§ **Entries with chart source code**
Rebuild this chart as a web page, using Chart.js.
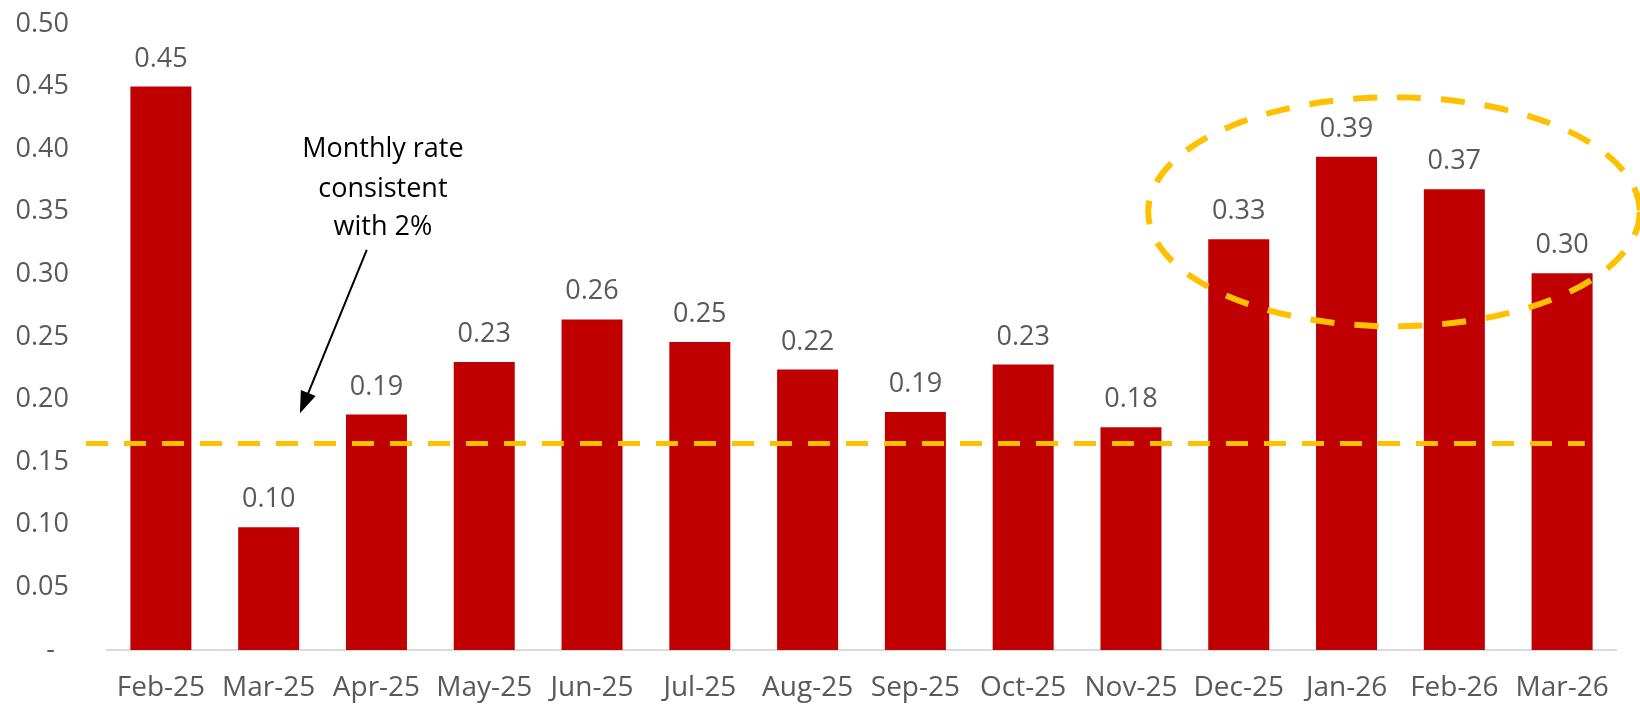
<!DOCTYPE html>
<html>
<head>
<meta charset="utf-8">
<script src="https://cdn.jsdelivr.net/npm/chart.js@4/dist/chart.umd.min.js"></script>
<style>
  html, body { margin: 0; padding: 0; background: #fff; }
  #wrap { width: 1640px; height: 705px; position: relative; }
</style>
</head>
<body>
<div id="wrap"><canvas id="chart"></canvas></div>
<script>
// data
var months = ["Feb-25", "Mar-25", "Apr-25", "May-25", "Jun-25", "Jul-25", "Aug-25",
              "Sep-25", "Oct-25", "Nov-25", "Dec-25", "Jan-26", "Feb-26", "Mar-26"];
var rates = [0.45, 0.098, 0.188, 0.23, 0.264, 0.246, 0.224, 0.19, 0.228, 0.178, 0.328, 0.394, 0.368, 0.301];
var target = 0.165;            // monthly rate consistent with 2%
var targetSpan = [-0.195, 13.71]; // on the 0..14 position axis
var yTicks = [0, 0.05, 0.1, 0.15, 0.2, 0.25, 0.3, 0.35, 0.4, 0.45, 0.5];

var FONT = "'Open Sans', sans-serif";
var GREY = "#595959";
var GOLD = "#FFC000";

// value labels over bars
var barLabels = {
    id: 'barLabels',
    afterDatasetsDraw: function(chart) {
        var ctx = chart.ctx;
        var meta = chart.getDatasetMeta(0);
        ctx.save();
        ctx.font = "27px " + FONT;
        ctx.fillStyle = GREY;
        ctx.textAlign = "center";
        ctx.textBaseline = "alphabetic";
        meta.data.forEach(function(bar, i) {
            ctx.fillText(rates[i].toFixed(2), bar.x, bar.y - 20);
        });
        ctx.restore();
    }
};

// ellipse, arrow and note (positions in axis units)
var notes = {
    id: 'notes',
    afterDatasetsDraw: function(chart) {
        var ctx = chart.ctx;
        var xs = chart.scales.xl, ys = chart.scales.y;
        ctx.save();

        // dashed ellipse round the last months
        var cx = xs.getPixelForValue(11.94), cy = ys.getPixelForValue(0.35);
        var rx = xs.getPixelForValue(11.94 + 2.28) - cx;
        var ry = cy - ys.getPixelForValue(0.35 + 0.0915);
        ctx.strokeStyle = GOLD;
        ctx.lineWidth = 6;
        ctx.setLineDash([24, 20]);
        ctx.beginPath();
        ctx.ellipse(cx, cy, rx, ry, 0, 0, Math.PI * 2);
        ctx.stroke();
        ctx.setLineDash([]);

        // arrow
        var x1 = xs.getPixelForValue(2.41), y1 = ys.getPixelForValue(0.3195);
        var x2 = xs.getPixelForValue(1.79), y2 = ys.getPixelForValue(0.189);
        var ang = Math.atan2(y2 - y1, x2 - x1);
        var hl = 22, hw = 8;
        ctx.strokeStyle = "#000";
        ctx.lineWidth = 2;
        ctx.beginPath();
        ctx.moveTo(x1, y1);
        ctx.lineTo(x2 - Math.cos(ang) * hl * 0.8, y2 - Math.sin(ang) * hl * 0.8);
        ctx.stroke();
        ctx.fillStyle = "#000";
        ctx.beginPath();
        ctx.moveTo(x2, y2);
        ctx.lineTo(x2 - Math.cos(ang) * hl + Math.sin(ang) * hw, y2 - Math.sin(ang) * hl - Math.cos(ang) * hw);
        ctx.lineTo(x2 - Math.cos(ang) * hl - Math.sin(ang) * hw, y2 - Math.sin(ang) * hl + Math.cos(ang) * hw);
        ctx.closePath();
        ctx.fill();

        // note text
        ctx.font = "27px " + FONT;
        ctx.textAlign = "center";
        ctx.textBaseline = "alphabetic";
        var tx = xs.getPixelForValue(2.56);
        ctx.fillText("Monthly rate", tx, ys.getPixelForValue(0.3938));
        ctx.fillText("consistent", tx, ys.getPixelForValue(0.3618));
        ctx.fillText("with 2%", tx, ys.getPixelForValue(0.3315));
        ctx.restore();
    }
};

var ctx = document.getElementById("chart").getContext("2d");
var chart = new Chart(ctx, {
    type: 'bar',
    data: {
        labels: months,
        datasets: [{
            data: rates,
            xAxisID: 'x',
            backgroundColor: "#C00000",
            borderWidth: 0,
            grouped: false,
            categoryPercentage: 1,
            barPercentage: 0.566,
            order: 2
        }, {
            type: 'line',
            xAxisID: 'xl',
            data: [{ x: targetSpan[0], y: target }, { x: targetSpan[1], y: target }],
            borderColor: GOLD,
            borderWidth: 5,
            borderDash: [22, 16],
            pointRadius: 0,
            clip: false,
            order: 1
        }]
    },
    options: {
        responsive: true,
        maintainAspectRatio: false,
        animation: false,
        layout: { autoPadding: false, padding: { top: 24, right: 24, left: 0, bottom: 0 } },
        plugins: { legend: { display: false }, tooltip: { enabled: false } },
        scales: {
            x: {
                grid: { display: false, drawTicks: false },
                border: { color: "#d9d9d9", width: 2 },
                ticks: { color: GREY, font: { family: FONT, size: 28 }, padding: 21, maxRotation: 0, autoSkip: false },
                afterFit: function(s) { s.height = 55; }
            },
            xl: { type: 'linear', position: 'bottom', display: false, offset: false, min: 0, max: 14 },
            y: {
                min: 0, max: 0.5,
                grid: { display: false, drawTicks: false },
                border: { display: false },
                afterBuildTicks: function(s) { s.ticks = yTicks.map(function(v) { return { value: v }; }); },
                ticks: {
                    color: GREY,
                    font: { family: FONT, size: 27 },
                    padding: 38,
                    callback: function(v) { return v === 0 ? "-  " : v.toFixed(2); }
                },
                afterFit: function(s) { s.width = 107; s.paddingTop = 0; s.paddingBottom = 0; }
            }
        }
    },
    plugins: [barLabels, notes]
});
</script>
</body>
</html>
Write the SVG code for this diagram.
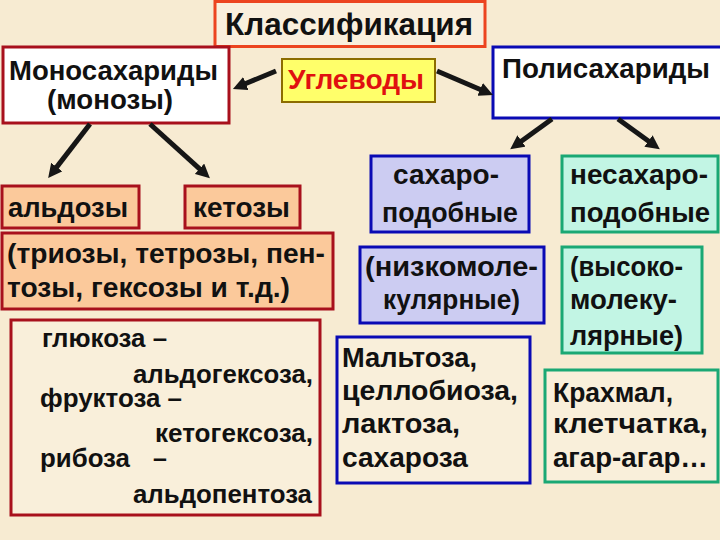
<svg xmlns="http://www.w3.org/2000/svg" width="720" height="540" viewBox="0 0 720 540">
<style>
text{font-family:"Liberation Sans",Arial,sans-serif;font-weight:bold;fill:#111;}
.t28{font-size:28px;}
.t25{font-size:25px;}
.red{stroke:#a8101c;stroke-width:3;}
.blue{stroke:#0a0ab4;stroke-width:3;}
.teal{stroke:#1aa874;stroke-width:3;}
.peach{fill:#fbc99b;}
.lav{fill:#ccccf2;}
.mint{fill:#c2f5e4;}
.pale{fill:#f9efda;}
.arrow{stroke:#161616;stroke-width:5;fill:none;marker-end:url(#ah);}
</style>
<defs>
<marker id="ah" viewBox="0 0 14 14" markerWidth="14" markerHeight="14" markerUnits="userSpaceOnUse" refX="2" refY="7" orient="auto">
<path d="M0,0 L14,7 L0,14 z" fill="#161616"/>
</marker>
</defs>
<rect x="0" y="0" width="720" height="540" fill="#f7ebd2"/>

<g id="classification">
<rect x="215" y="1.5" width="270" height="45" fill="#f9efdd" stroke="#ec4420" stroke-width="3"/>
<text x="225" y="35" font-size="31" textLength="248" lengthAdjust="spacingAndGlyphs">Классификация</text>
</g>

<g id="mono">
<rect x="3" y="47" width="226" height="76" fill="#ffffff" class="red"/>
<text class="t28" x="9" y="80" textLength="209" lengthAdjust="spacingAndGlyphs">Моносахариды</text>
<text class="t28" x="47" y="109" textLength="126" lengthAdjust="spacingAndGlyphs">(монозы)</text>
</g>

<g id="carbs">
<rect x="282" y="59" width="153" height="43" fill="#ffff6a" stroke="#8c6c00" stroke-width="2"/>
<text x="288" y="89" font-size="27" style="fill:#e01010" textLength="136" lengthAdjust="spacingAndGlyphs">Углеводы</text>
</g>

<g id="poly">
<rect x="493" y="47" width="232" height="71" fill="#ffffff" class="blue"/>
<text class="t28" x="502" y="78" textLength="208" lengthAdjust="spacingAndGlyphs">Полисахариды</text>
</g>

<g id="aldoses">
<rect x="2" y="186" width="137" height="42" class="peach red"/>
<text class="t28" x="8" y="217" textLength="120" lengthAdjust="spacingAndGlyphs">альдозы</text>
</g>

<g id="ketoses">
<rect x="185" y="186" width="115" height="42" class="peach red"/>
<text class="t28" x="193" y="217" textLength="97" lengthAdjust="spacingAndGlyphs">кетозы</text>
</g>

<g id="trioses">
<rect x="2" y="233" width="331" height="76" class="peach red"/>
<text class="t28" x="7" y="263" textLength="318" lengthAdjust="spacingAndGlyphs">(триозы, тетрозы, пен-</text>
<text class="t28" x="7" y="297" textLength="283" lengthAdjust="spacingAndGlyphs">тозы, гексозы и т.д.)</text>
</g>

<g id="examples-mono">
<rect x="11" y="320" width="309" height="195" class="pale red"/>
<text class="t25" x="42" y="347" textLength="125" lengthAdjust="spacingAndGlyphs">глюкоза –</text>
<text class="t25" x="133" y="383" textLength="180" lengthAdjust="spacingAndGlyphs">альдогексоза,</text>
<text class="t25" x="40" y="407" textLength="142" lengthAdjust="spacingAndGlyphs">фруктоза –</text>
<text class="t25" x="155" y="442" textLength="158" lengthAdjust="spacingAndGlyphs">кетогексоза,</text>
<text class="t25" x="40" y="467" textLength="90" lengthAdjust="spacingAndGlyphs">рибоза</text>
<text class="t25" x="153" y="467">–</text>
<text class="t25" x="133" y="503" textLength="179" lengthAdjust="spacingAndGlyphs">альдопентоза</text>
</g>

<g id="sugar-like">
<rect x="371" y="156" width="158" height="76" class="lav blue"/>
<text class="t28" x="393" y="184" textLength="106" lengthAdjust="spacingAndGlyphs">сахаро-</text>
<text class="t28" x="382" y="222" textLength="136" lengthAdjust="spacingAndGlyphs">подобные</text>
</g>

<g id="non-sugar-like">
<rect x="562" y="156" width="156" height="76" class="mint teal"/>
<text class="t28" x="570" y="184" textLength="138" lengthAdjust="spacingAndGlyphs">несахаро-</text>
<text class="t28" x="570" y="222" textLength="140" lengthAdjust="spacingAndGlyphs">подобные</text>
</g>

<g id="low-molecular">
<rect x="360" y="247" width="184" height="76" class="lav blue"/>
<text class="t28" x="365" y="276" textLength="173" lengthAdjust="spacingAndGlyphs">(низкомоле-</text>
<text class="t28" x="383" y="309" textLength="137" lengthAdjust="spacingAndGlyphs">кулярные)</text>
</g>

<g id="high-molecular">
<rect x="562" y="247" width="140" height="106" class="mint teal"/>
<text class="t28" x="570" y="276" textLength="113" lengthAdjust="spacingAndGlyphs">(высоко-</text>
<text class="t28" x="570" y="309" textLength="107" lengthAdjust="spacingAndGlyphs">молеку-</text>
<text class="t28" x="570" y="345" textLength="113" lengthAdjust="spacingAndGlyphs">лярные)</text>
</g>

<g id="examples-di">
<rect x="337" y="337" width="193" height="146" class="pale blue"/>
<text class="t28" x="342" y="367" textLength="135" lengthAdjust="spacingAndGlyphs">Мальтоза,</text>
<text class="t28" x="342" y="400" textLength="176" lengthAdjust="spacingAndGlyphs">целлобиоза,</text>
<text class="t28" x="342" y="433" textLength="118" lengthAdjust="spacingAndGlyphs">лактоза,</text>
<text class="t28" x="342" y="467" textLength="126" lengthAdjust="spacingAndGlyphs">сахароза</text>
</g>

<g id="examples-poly">
<rect x="545" y="370" width="173" height="112" class="pale teal"/>
<text class="t28" x="553" y="402" textLength="120" lengthAdjust="spacingAndGlyphs">Крахмал,</text>
<text class="t28" x="553" y="433" textLength="155" lengthAdjust="spacingAndGlyphs">клетчатка,</text>
<text class="t28" x="553" y="467" textLength="155" lengthAdjust="spacingAndGlyphs">агар-агар…</text>
</g>

<g id="connectors">
<line class="arrow" x1="276" y1="71" x2="244" y2="84.3"/>
<line class="arrow" x1="437" y1="71" x2="482" y2="90.2"/>
<line class="arrow" x1="90" y1="124" x2="55.5" y2="168.6"/>
<line class="arrow" x1="150" y1="124" x2="201" y2="170.1"/>
<line class="arrow" x1="552" y1="119" x2="519.9" y2="142.2"/>
<line class="arrow" x1="618" y1="119" x2="650.1" y2="142.2"/>
</g>
</svg>
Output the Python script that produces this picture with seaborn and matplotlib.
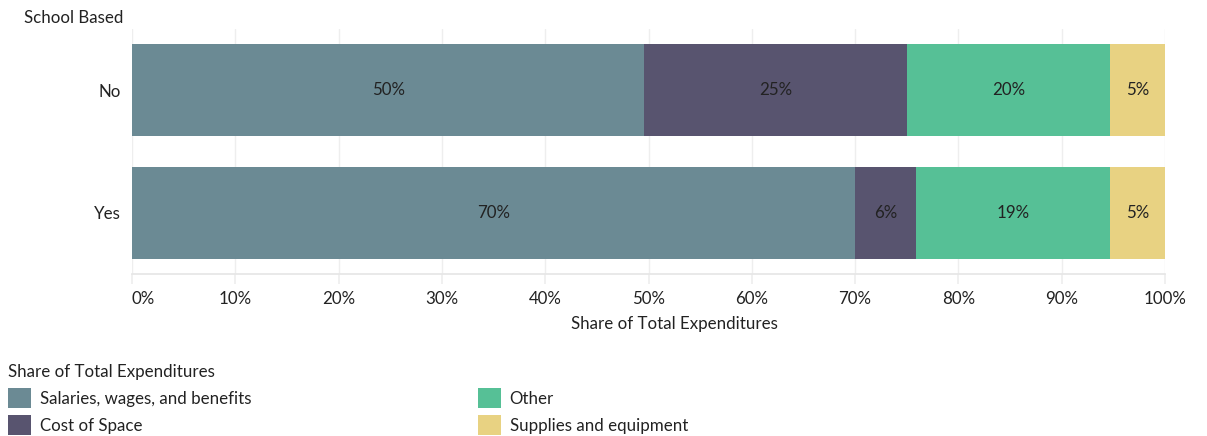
import matplotlib
matplotlib.use("Agg")
import matplotlib.pyplot as plt
from matplotlib.patches import Patch
import seaborn as sns
import pandas as pd

# Expenditure shares (%) by whether the program is school based
groups = ["No", "Yes"]
categories = ["Salaries, wages, and benefits", "Cost of Space", "Other", "Supplies and equipment"]
salaries = [49.6, 70.0]
cost_of_space = [25.4, 5.9]
other = [19.7, 18.8]
supplies = [5.3, 5.3]
x_ticks = [0, 10, 20, 30, 40, 50, 60, 70, 80, 90, 100]
x_tick_labels = [f"{t}%" for t in x_ticks]
colors = ["#6b8a94", "#58546f", "#56c096", "#e8d282"]

sns.set_theme(style="white")
plt.rcParams["font.family"] = ["Lato", "DejaVu Sans"]
FS = 12.2
TXT = "#222222"

series = [salaries, cost_of_space, other, supplies]
rows = []
for gi, g in enumerate(groups):
    cum = 0.0
    for ci, c in enumerate(categories):
        v = series[ci][gi]
        rows.append({"group": g, "category": c, "value": v, "start": cum, "end": cum + v})
        cum += v
df = pd.DataFrame(rows)

fig = plt.figure(figsize=(12.07, 4.36), dpi=100)
ax = fig.add_axes([132 / 1207, 1 - 274 / 436, (1165 - 132) / 1207, (274 - 29) / 436])

# Stacked bars: draw cumulative totals from the outermost segment inward
for ci in reversed(range(len(categories))):
    sub = df[df["category"] == categories[ci]]
    sns.barplot(data=sub, x="end", y="group", order=groups, color=colors[ci],
                orient="h", width=0.754, saturation=1, linewidth=0, ax=ax, zorder=2)

for _, r in df.iterrows():
    ax.text((r["start"] + r["end"]) / 2, groups.index(r["group"]), f"{r['value']:.0f}%",
            ha="center", va="center", fontsize=FS, color=TXT, zorder=3)

ax.set_xlim(0, 100)
ax.set_ylim(1.5, -0.5)
ax.set_xticks(x_ticks)
ax.set_xticklabels(x_tick_labels)
ax.xaxis.grid(True, color="#eeeeee", linewidth=1, zorder=0)
ax.set_axisbelow(True)
ax.set_xlabel("")
ax.set_ylabel("")
for s in ["top", "right", "left"]:
    ax.spines[s].set_visible(False)
ax.spines["bottom"].set_color("#e6e6e6")
ax.tick_params(axis="x", length=7, color="#eeeeee", labelsize=FS, labelcolor=TXT, pad=5, bottom=True)
ax.tick_params(axis="y", length=0, labelsize=FS, labelcolor=TXT, pad=8)
ax.get_xticklabels()[0].set_horizontalalignment("left")

fig.text(123 / 1207, 1 - 18 / 436, "School Based", ha="right", va="center", fontsize=FS, color=TXT)
fig.text(674 / 1207, 1 - 324 / 436, "Share of Total Expenditures", ha="center", va="center",
         fontsize=FS, color=TXT)

handles = [Patch(facecolor=c, edgecolor="none") for c in colors]
leg = fig.legend(handles, categories, loc="upper left", bbox_to_anchor=(0.0, 1 - 356 / 436),
                 ncol=2, frameon=False, fontsize=FS, title="Share of Total Expenditures",
                 title_fontsize=FS, alignment="left", handlelength=1.35, handleheight=1.4,
                 handletextpad=0.5, labelspacing=0.45, columnspacing=13.4, borderpad=0.2,
                 borderaxespad=0.3)
for t in leg.get_texts():
    t.set_color(TXT)
leg.get_title().set_color(TXT)

fig.savefig("out.png", dpi=100)
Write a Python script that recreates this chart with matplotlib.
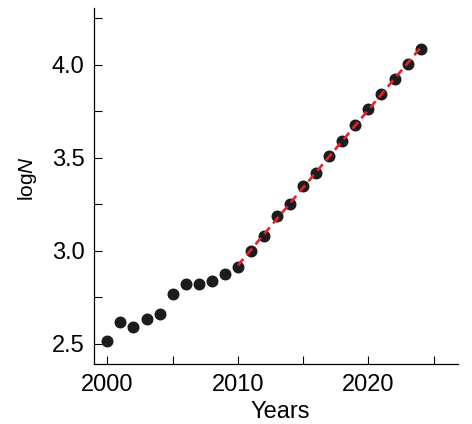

§ **Task instructions**
Above are some records; extract exactly the lines from the one containing "Output the Python" through the one containing "ax = fig.add_axes([132" and drop the pictures.

§ **Exercise response**
Output the Python script that produces this picture with seaborn and matplotlib.
import matplotlib
matplotlib.use("Agg")
import matplotlib.pyplot as plt
from matplotlib.patches import Patch
import seaborn as sns
import pandas as pd

# Expenditure shares (%) by whether the program is school based
groups = ["No", "Yes"]
categories = ["Salaries, wages, and benefits", "Cost of Space", "Other", "Supplies and equipment"]
salaries = [49.6, 70.0]
cost_of_space = [25.4, 5.9]
other = [19.7, 18.8]
supplies = [5.3, 5.3]
x_ticks = [0, 10, 20, 30, 40, 50, 60, 70, 80, 90, 100]
x_tick_labels = [f"{t}%" for t in x_ticks]
colors = ["#6b8a94", "#58546f", "#56c096", "#e8d282"]

sns.set_theme(style="white")
plt.rcParams["font.family"] = ["Lato", "DejaVu Sans"]
FS = 12.2
TXT = "#222222"

series = [salaries, cost_of_space, other, supplies]
rows = []
for gi, g in enumerate(groups):
    cum = 0.0
    for ci, c in enumerate(categories):
        v = series[ci][gi]
        rows.append({"group": g, "category": c, "value": v, "start": cum, "end": cum + v})
        cum += v
df = pd.DataFrame(rows)

fig = plt.figure(figsize=(12.07, 4.36), dpi=100)
ax = fig.add_axes([132 / 1207, 1 - 274 / 436, (1165 - 132) / 1207, (274 - 29) / 436])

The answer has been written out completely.